What you have to do: In the entries below, find the line with "Reproduce this chart with Bokeh." and the line with "p.outline_line_color = None", then retype both and everything between them exactly. Do not copy the pictures.

* START Data shown *

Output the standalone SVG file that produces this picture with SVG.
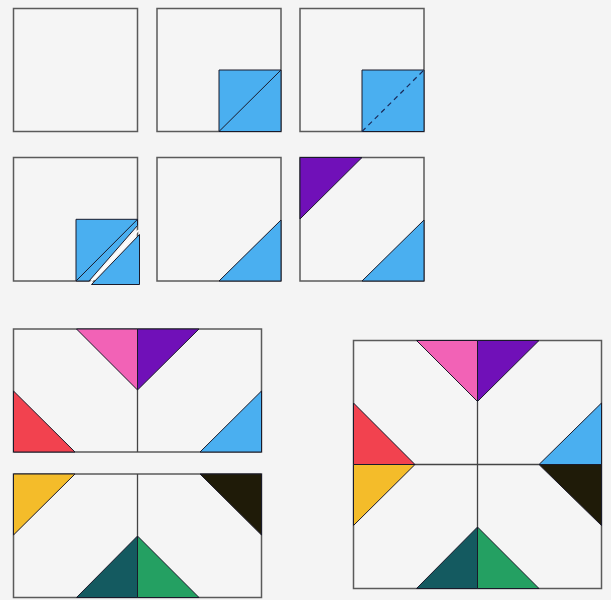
<svg xmlns="http://www.w3.org/2000/svg" width="611" height="600" viewBox="0 0 611 600">
<style>
.bg{fill:#f4f4f4}
.sq{fill:#f5f5f5;stroke:#5a5a5a;stroke-width:1.5}
.ln{stroke:#444;stroke-width:1.3;fill:none}
.t{stroke:#1a1a2a;stroke-width:1;stroke-linejoin:round}
.blue{fill:#4aaff0}.purple{fill:#7010b8}.pink{fill:#f262b6}.red{fill:#f2424f}
.yellow{fill:#f4bc2a}.black{fill:#1f1b08}.teal{fill:#145a60}.green{fill:#24a062}
</style>
<rect class="bg" width="611" height="600"/>
<g id="step1"><rect class="sq" x="13.5" y="8.5" width="124" height="123"/></g>
<g id="step2">
<rect class="sq" x="157" y="8.5" width="124" height="123"/>
<rect class="blue t" x="219" y="70" width="62" height="61.5"/>
<line class="t" x1="219" y1="131.5" x2="281" y2="70"/>
</g>
<g id="step3">
<rect class="sq" x="300" y="8.5" width="124" height="123"/>
<rect class="blue t" x="362" y="70" width="62" height="61.5"/>
<line x1="362" y1="131.5" x2="424" y2="70" stroke="#1a2a5a" stroke-width="1.2" stroke-dasharray="5,4"/>
</g>
<g id="step4">
<rect class="sq" x="13.5" y="157.5" width="124" height="123.5"/>
<polygon class="blue t" points="76,219.3 137.5,219.3 137.5,225.5 89,281 76,281"/>
<line class="t" x1="76" y1="281" x2="137.5" y2="219.3"/>
<polygon class="blue t" points="91.5,284.5 139.5,284.5 139.5,234.5"/>
<line x1="89.8" y1="283.3" x2="138.7" y2="230" stroke="#ffffff" stroke-width="1.6"/>
</g>
<g id="step5">
<rect class="sq" x="157" y="157.5" width="124" height="123.5"/>
<polygon class="blue t" points="219,281 281,281 281,220"/>
</g>
<g id="step6">
<rect class="sq" x="300" y="157.5" width="124" height="123.5"/>
<polygon class="purple t" points="300,157.5 362,157.5 300,219"/>
<polygon class="blue t" points="362,281 424,281 424,220"/>
</g>
<g id="half-top">
<rect class="sq" x="13.5" y="329" width="248" height="123"/>
<line class="ln" x1="137.5" y1="390" x2="137.5" y2="452"/>
<polygon class="pink t" points="76.5,329 137.5,329 137.5,390"/>
<polygon class="purple t" points="137.5,329 199,329 137.5,390"/>
<polygon class="red t" points="13.5,391 13.5,452 75,452"/>
<polygon class="blue t" points="200,452 261.5,452 261.5,391"/>
</g>
<g id="half-bottom">
<rect class="sq" x="13.5" y="474" width="248" height="123.5"/>
<line class="ln" x1="137.5" y1="474" x2="137.5" y2="536"/>
<polygon class="yellow t" points="13.5,474 75,474 13.5,535"/>
<polygon class="black t" points="200,474 261.5,474 261.5,535"/>
<polygon class="teal t" points="76.5,597.5 137.5,536 137.5,597.5"/>
<polygon class="green t" points="137.5,536 137.5,597.5 199,597.5"/>
</g>
<g id="block">
<rect class="sq" x="353.5" y="340.5" width="248" height="248"/>
<line class="ln" x1="477.5" y1="401.5" x2="477.5" y2="527"/>
<line class="ln" x1="415" y1="464.5" x2="539" y2="464.5"/>
<polygon class="pink t" points="416.5,340.5 477.5,340.5 477.5,401.5"/>
<polygon class="purple t" points="477.5,340.5 539,340.5 477.5,401.5"/>
<polygon class="red t" points="353.5,403 353.5,464.5 415,464.5"/>
<polygon class="yellow t" points="353.5,464.5 415,464.5 353.5,525.5"/>
<polygon class="blue t" points="601.5,403 539,464.5 601.5,464.5"/>
<polygon class="black t" points="539,464.5 601.5,464.5 601.5,525.5"/>
<polygon class="teal t" points="416.5,588.5 477.5,527 477.5,588.5"/>
<polygon class="green t" points="477.5,527 477.5,588.5 539,588.5"/>
</g>
</svg>
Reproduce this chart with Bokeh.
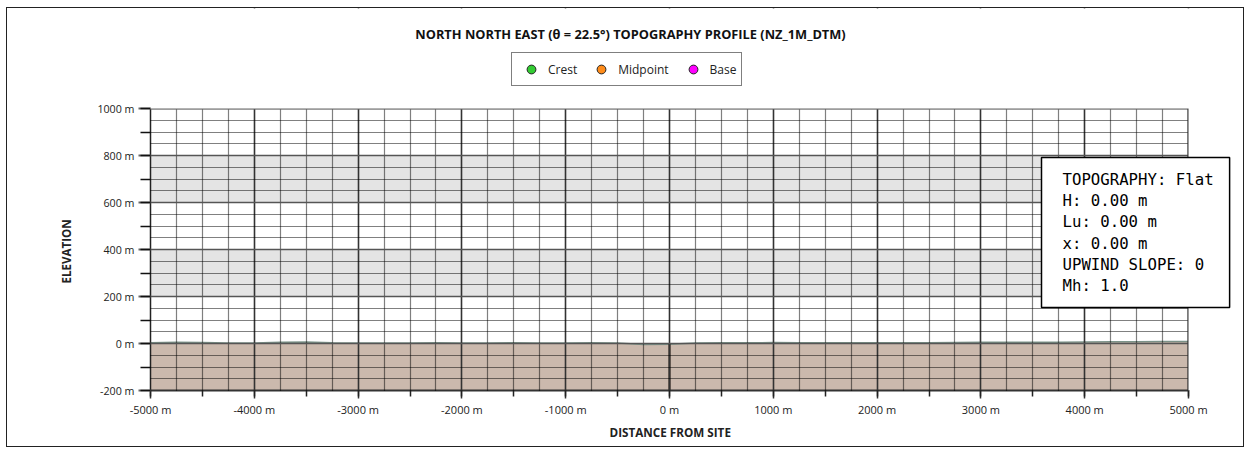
from bokeh.plotting import figure
from bokeh.models import (Range1d, SingleIntervalTicker, PrintfTickFormatter, Label,
                          Legend, LegendItem, Grid, BoxAnnotation, Title)
from bokeh.embed import file_html
from bokeh.resources import INLINE

# ---------------- data ----------------
title_text = "NORTH NORTH EAST (\u03b8 = 22.5\u00b0) TOPOGRAPHY PROFILE (NZ_1M_DTM)"
x_label = "DISTANCE FROM SITE"
y_label = "ELEVATION"

profile_x = [-5000, -4750, -4500, -4250, -4000, -3750, -3500, -3250, -3000, -2750,
             -2500, -2250, -2000, -1750, -1500, -1250, -1000, -750, -500, -250,
             0, 250, 500, 750, 1000, 1250, 1500, 1750, 2000, 2250,
             2500, 2750, 3000, 3250, 3500, 3750, 4000, 4250, 4500, 4750, 5000]
profile_elev = [3, 5, 4, 2, 2, 5, 6, 3, 2, 2,
                2, 3, 2, 2, 3, 2, 2, 3, 2, -4,
                -3, 2, 3, 3, 4, 3, 3, 3, 3, 3,
                3, 4, 5, 5, 5, 5, 6, 7, 7, 8, 8]
profile_base = [-200] * len(profile_x)

band_lo = [200, 600]
band_hi = [400, 800]

site_x = [0]
site_y0 = [-200]
site_y1 = [0]

# flat topography: no crest / midpoint / base points exist
legend_names = ["Crest", "Midpoint", "Base"]
legend_colors = ["#33cc33", "#ff8c1a", "#ff00ff"]
point_x = [float("nan")]
point_y = [float("nan")]

info_lines = ["TOPOGRAPHY: Flat", "H: 0.00 m", "Lu: 0.00 m", "x: 0.00 m",
              "UPWIND SLOPE: 0", "Mh: 1.0"]

x_min, x_max = -5000, 5000
y_min, y_max = -200, 1000

# ---------------- geometry (page pixels) ----------------
CANVAS_X0, CANVAS_Y0 = 7, 8
FRAME_L, FRAME_B = 150, 390
DATA_R, DATA_T = 1188, 108     # where x_max / y_max sit
W, H = 1238, 440
FRAME_R = CANVAS_X0 + W
FRAME_T = CANVAS_Y0
x_end = x_min + (FRAME_R - FRAME_L) * (x_max - x_min) / (DATA_R - FRAME_L)
y_end = y_min + (FRAME_B - FRAME_T) * (y_max - y_min) / (FRAME_B - DATA_T)

p = figure(width=W, height=H, output_backend="svg", toolbar_location=None, title=None,
           x_range=Range1d(x_min, x_end), y_range=Range1d(y_min, y_end),
           min_border_left=FRAME_L - CANVAS_X0, min_border_top=0,
           min_border_right=0, min_border_bottom=CANVAS_Y0 + H - FRAME_B,
           background_fill_color="white", border_fill_color="white")
p.styles = {"border": "1px solid #222", "margin-left": "6px", "margin-top": "7px"}
p.outline_line_color = None

for g in list(p.grid):
    g.visible = False

xg = Grid(dimension=0, ticker=SingleIntervalTicker(interval=1000, num_minor_ticks=4),
          grid_line_color="#333333", grid_line_width=1.5,
          minor_grid_line_color="#000000", minor_grid_line_dash="1 1",
          minor_grid_line_width=1.2, minor_grid_line_alpha=1.0, level="guide")
yg = Grid(dimension=1, ticker=SingleIntervalTicker(interval=200, num_minor_ticks=4),
          grid_line_color="#555555", grid_line_width=1.5,
          minor_grid_line_color="#000000", minor_grid_line_dash="1 1",
          minor_grid_line_width=1.2, minor_grid_line_alpha=1.0, level="guide")
p.add_layout(xg)
p.add_layout(yg)

# bands
p.quad(left=[x_min] * len(band_lo), right=[x_max] * len(band_lo),
       bottom=band_lo, top=band_hi, fill_color="#e4e4e4", line_color=None)

# terrain
p.varea(x=profile_x, y1=profile_base, y2=profile_elev, fill_color="#cbb9ad")
p.line(x=profile_x, y=profile_elev, line_color="#708a80", line_width=1.5, line_alpha=0.9)

# site marker
p.segment(x0=site_x, y0=site_y0, x1=site_x, y1=site_y1, line_color="#2a2018", line_width=2)

# white covers outside the data area
p.add_layout(BoxAnnotation(left=x_max, fill_color="white", fill_alpha=1, line_color=None))
p.add_layout(BoxAnnotation(bottom=y_max, fill_color="white", fill_alpha=1, line_color=None))
top_edge = p.segment(x0=[x_min], y0=[y_max], x1=[x_max], y1=[y_max], line_color="#666666",
                     line_width=2)
top_edge.level = "annotation"
right_edge = p.segment(x0=[x_max], y0=[y_min], x1=[x_max], y1=[y_max], line_color="#333333",
                       line_width=2)
right_edge.level = "annotation"

# legend
items = []
for name, col in zip(legend_names, legend_colors):
    r = p.scatter(x=point_x, y=point_y, marker="circle", size=9, fill_color=col,
                  line_color="#222222")
    items.append(LegendItem(label=name, renderers=[r]))
legend = Legend(items=items, orientation="horizontal", location=(511 - FRAME_L, FRAME_B - 86),
                border_line_color="#000000", border_line_width=1,
                label_text_font="Open Sans", label_text_font_size="12px",
                label_text_color="#222222", glyph_width=28, glyph_height=22,
                label_standoff=3, spacing=10, padding=5, margin=0,
                background_fill_color="white", background_fill_alpha=1)
p.add_layout(legend, "center")

# title
title_lbl = Label(x=630 - FRAME_L, y=FRAME_B - 33, x_units="screen", y_units="screen",
                  text=title_text, text_font="Open Sans", text_font_style="bold",
                  text_font_size="12.8px", text_color="#111111",
                  text_align="center", text_baseline="middle")
p.add_layout(title_lbl)

# axes
ax = p.xaxis[0]
ax.bounds = (x_min, x_max)
ax.ticker = SingleIntervalTicker(interval=1000, num_minor_ticks=2)
ax.formatter = PrintfTickFormatter(format="%d m")
ax.major_label_text_font = "Open Sans"
ax.major_label_text_font_size = "11px"
ax.major_label_text_color = "#222222"
ax.major_label_standoff = 3
ax.axis_line_color = "#333333"
ax.axis_line_width = 2
ax.major_tick_line_color = "#333333"
ax.major_tick_line_width = 1.5
ax.major_tick_out = 8
ax.major_tick_in = 0
ax.minor_tick_line_color = "#222222"
ax.minor_tick_line_width = 1.5
ax.minor_tick_out = 6
ax.minor_tick_in = 0

ay = p.yaxis[0]
ay.bounds = (y_min, y_max)
ay.ticker = SingleIntervalTicker(interval=200, num_minor_ticks=2)
ay.formatter = PrintfTickFormatter(format="%d m")
ay.major_label_text_font = "Open Sans"
ay.major_label_text_font_size = "10.7px"
ay.major_label_text_color = "#222222"
ay.major_label_standoff = 4
ay.axis_line_color = "#222222"
ay.axis_line_width = 1.5
ay.major_tick_line_color = "#666666"
ay.major_tick_line_width = 2
ay.major_tick_out = 12
ay.major_tick_in = 0
ay.minor_tick_line_color = "#111111"
ay.minor_tick_line_width = 1.5
ay.minor_tick_out = 10
ay.minor_tick_in = 0

xl = Title(text=x_label, align="left", offset=609 - FRAME_L, text_font="Open Sans",
           text_font_style="bold", text_font_size="11.7px", text_color="#222222",
           standoff=4)
p.add_layout(xl, "below")
yl = Title(text=y_label, align="left", offset=FRAME_B - 283, text_font="Open Sans",
           text_font_style="bold", text_font_size="11.6px", text_color="#222222",
           standoff=42)
p.add_layout(yl, "left")

# info box
info = Label(x=1041 - FRAME_L, y=FRAME_B - 157, x_units="screen", y_units="screen",
             text="\n".join(info_lines), text_font="DejaVu Sans Mono",
             text_font_size="15.7px", text_color="#000000", text_line_height=1.125,
             text_align="left", text_baseline="top",
             background_fill_color="white", border_line_color="#000000",
             border_line_width=1.5, padding=dict(left=21, right=16, top=12, bottom=12))
p.add_layout(info)

open("out.html", "w").write(file_html(p, INLINE))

* END Data shown *

The reply:
Reproduce this chart with Bokeh.
from bokeh.plotting import figure
from bokeh.models import (Range1d, SingleIntervalTicker, PrintfTickFormatter, Label,
                          Legend, LegendItem, Grid, BoxAnnotation, Title)
from bokeh.embed import file_html
from bokeh.resources import INLINE

# ---------------- data ----------------
title_text = "NORTH NORTH EAST (\u03b8 = 22.5\u00b0) TOPOGRAPHY PROFILE (NZ_1M_DTM)"
x_label = "DISTANCE FROM SITE"
y_label = "ELEVATION"

profile_x = [-5000, -4750, -4500, -4250, -4000, -3750, -3500, -3250, -3000, -2750,
             -2500, -2250, -2000, -1750, -1500, -1250, -1000, -750, -500, -250,
             0, 250, 500, 750, 1000, 1250, 1500, 1750, 2000, 2250,
             2500, 2750, 3000, 3250, 3500, 3750, 4000, 4250, 4500, 4750, 5000]
profile_elev = [3, 5, 4, 2, 2, 5, 6, 3, 2, 2,
                2, 3, 2, 2, 3, 2, 2, 3, 2, -4,
                -3, 2, 3, 3, 4, 3, 3, 3, 3, 3,
                3, 4, 5, 5, 5, 5, 6, 7, 7, 8, 8]
profile_base = [-200] * len(profile_x)

band_lo = [200, 600]
band_hi = [400, 800]

site_x = [0]
site_y0 = [-200]
site_y1 = [0]

# flat topography: no crest / midpoint / base points exist
legend_names = ["Crest", "Midpoint", "Base"]
legend_colors = ["#33cc33", "#ff8c1a", "#ff00ff"]
point_x = [float("nan")]
point_y = [float("nan")]

info_lines = ["TOPOGRAPHY: Flat", "H: 0.00 m", "Lu: 0.00 m", "x: 0.00 m",
              "UPWIND SLOPE: 0", "Mh: 1.0"]

x_min, x_max = -5000, 5000
y_min, y_max = -200, 1000

# ---------------- geometry (page pixels) ----------------
CANVAS_X0, CANVAS_Y0 = 7, 8
FRAME_L, FRAME_B = 150, 390
DATA_R, DATA_T = 1188, 108     # where x_max / y_max sit
W, H = 1238, 440
FRAME_R = CANVAS_X0 + W
FRAME_T = CANVAS_Y0
x_end = x_min + (FRAME_R - FRAME_L) * (x_max - x_min) / (DATA_R - FRAME_L)
y_end = y_min + (FRAME_B - FRAME_T) * (y_max - y_min) / (FRAME_B - DATA_T)

p = figure(width=W, height=H, output_backend="svg", toolbar_location=None, title=None,
           x_range=Range1d(x_min, x_end), y_range=Range1d(y_min, y_end),
           min_border_left=FRAME_L - CANVAS_X0, min_border_top=0,
           min_border_right=0, min_border_bottom=CANVAS_Y0 + H - FRAME_B,
           background_fill_color="white", border_fill_color="white")
p.styles = {"border": "1px solid #222", "margin-left": "6px", "margin-top": "7px"}
p.outline_line_color = None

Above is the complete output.